Existenzialismus in den Plains
Der Western bietet genügend Raum für die Verarbeitung von unterschiedlichster künstlerischer Genres. Action, Comedy, Horror, historisches Epos - im Prinzip gibt es wohl kein Genre, dass man hier nicht findet. Und totzukriegen ist der Western sowieso nicht.
Wohl kein Thema eignet sich für einen Western besser, als der des Existenzialismus, in dem insbesondere die Themen Tod, Angst, Freiheit, Handeln & Verantwortung und Liebe als elementaren menschliche und Erfahrungen verarbeitet werden.
Genau darum und nicht weniger geht es in Taylor Sheridan's großartig geschriebener und umgesetzter Serie "1883". Wer seine Oeuvre kennt, weiß, dass er sich dem Western verschrieben hat und unterschiedlichste Themen und Motive immer wieder neu interpretiert, diskutiert und kritisiert. Sei es die Frage nach ethischen Werte, was Moral ausmacht, die Verbrechen und der Landraub der weißen Siedler an den Indigenen und deren leidvolle Situation selbst und natürlich die Schönheit und Brutalität der Natur selbst.
Sheridan ist ein Tausendsasser, der seinen Ideen und Vorstellungen schon in etlichen Filmen und Serien eingebracht hat. Nach "Hell or High Water" ist es natürlich "Yellowstone", der die Geschichte über das Werden und Sein der USA neu erzählt. Auch wenn "Yellowstone" überaus unterhaltsam und auch oft kritisch ist sensiblen Themen umgeht (Sheridan bricht in nahezu jedem seiner Filme und Serien eine Lanze für die Idigenen), so ist es eher eine sehr gut geschriebene Soap Opera, mit Action und Intrigen, aber weniger eine philosophische Diskussion über die Essenz des Menschseins.
Das mag geschwollen klingen, aber genau das ist "1883". Natürlich gibt es auch viele andere Western, die sich mit Themen wie Rassismus, Werte und Natur vs Kultur auseinander setzen.
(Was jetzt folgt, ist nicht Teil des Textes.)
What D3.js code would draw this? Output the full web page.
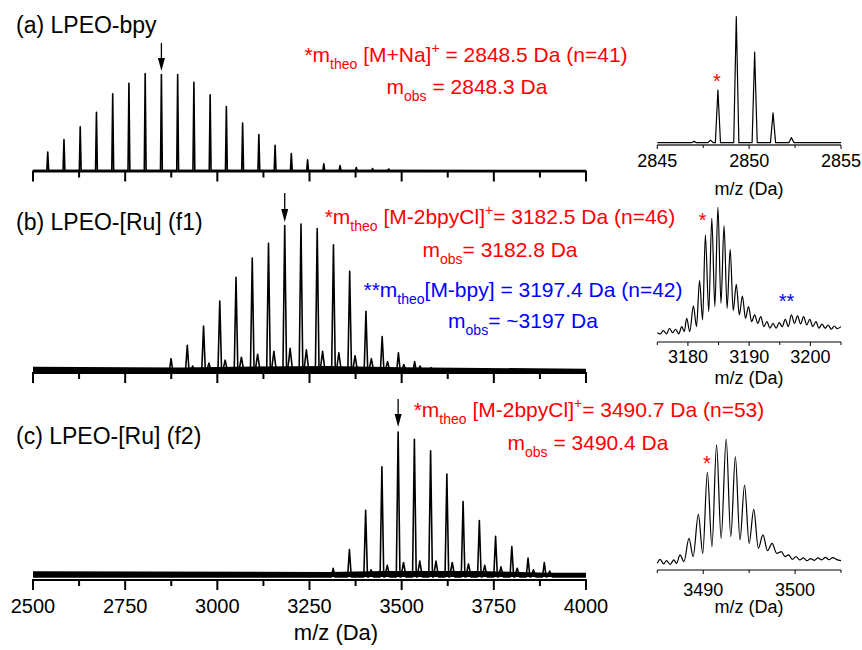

Aber "1883" schafft IMO etwas neues:
Es gibt einen unfassbar authentischen Einblick in die damalige Zeit, schafft ein Verständnis für das Denken und Fühlen der Menschen und fragt zu guter Letzt "Was ist der Mensch? Was treibt ihn an, was zeichnet ihn aus?"
Neben den unfassbar guten Drehbuch sind es natürlich die Schauspieler, die sich offensichtlich bewusst waren, dass sie an etwas Außergewöhnlichen arbeiten.
Sam Elliot spielt zwar wieder das typische Rauhbein, versetzt seiner Figur aber eine ungeheuerliche Sensibilität. Einige der besten Szenen gehören auf jedem Fall ihm. LaMonica Garrett als treuer und aufopferungsvoller Freund Thomas hat mir ebenfalls außerordentlich gut gefallen.
Im Zentrum steht natürlich die Familie Dutton. Jim McGraw gibt absolut glaubwürdig einen internen und aufopferungsvollen Vater ab, für den die Familie alles ist. Seine Frau (Faith Hill) ist kein "TradWife", sondern steht gleichberechtigt neben ihren männlichen Weggefährten. Zentrum des Geschehens ist natürlich Elsa (Isabel May), die ihre Rolle mit einer großen Portion jugendlichen Sturm-und-Drangs und einer unglaublichen Verve spielt. Sie bildet den Anfang und vor allem das Ende der Geschichte. Und geschickt verpackt Sheridan hier auch noch eine Coming-of-Age-Story, aber ganz ohne die restlichen Themen aus dem Auge zu verlieren.
Die Serie schafft es, nahezu jedes typische Westernmotiv (Saloons, Trails, Indianer, Cowboys, die Weite des Landes usw) unaufdringlich und authentisch zu bedienen. Wenn man so möchte, ist 1883 vielleicht sogar "der" Western, weil hier alles gesagt wird, was über den Western gesagt dass werden soll.
Ein großartiges Werk mit einem emotionalen Ende, wie ich es schon lange nicht mehr gesehen haben. Bravo!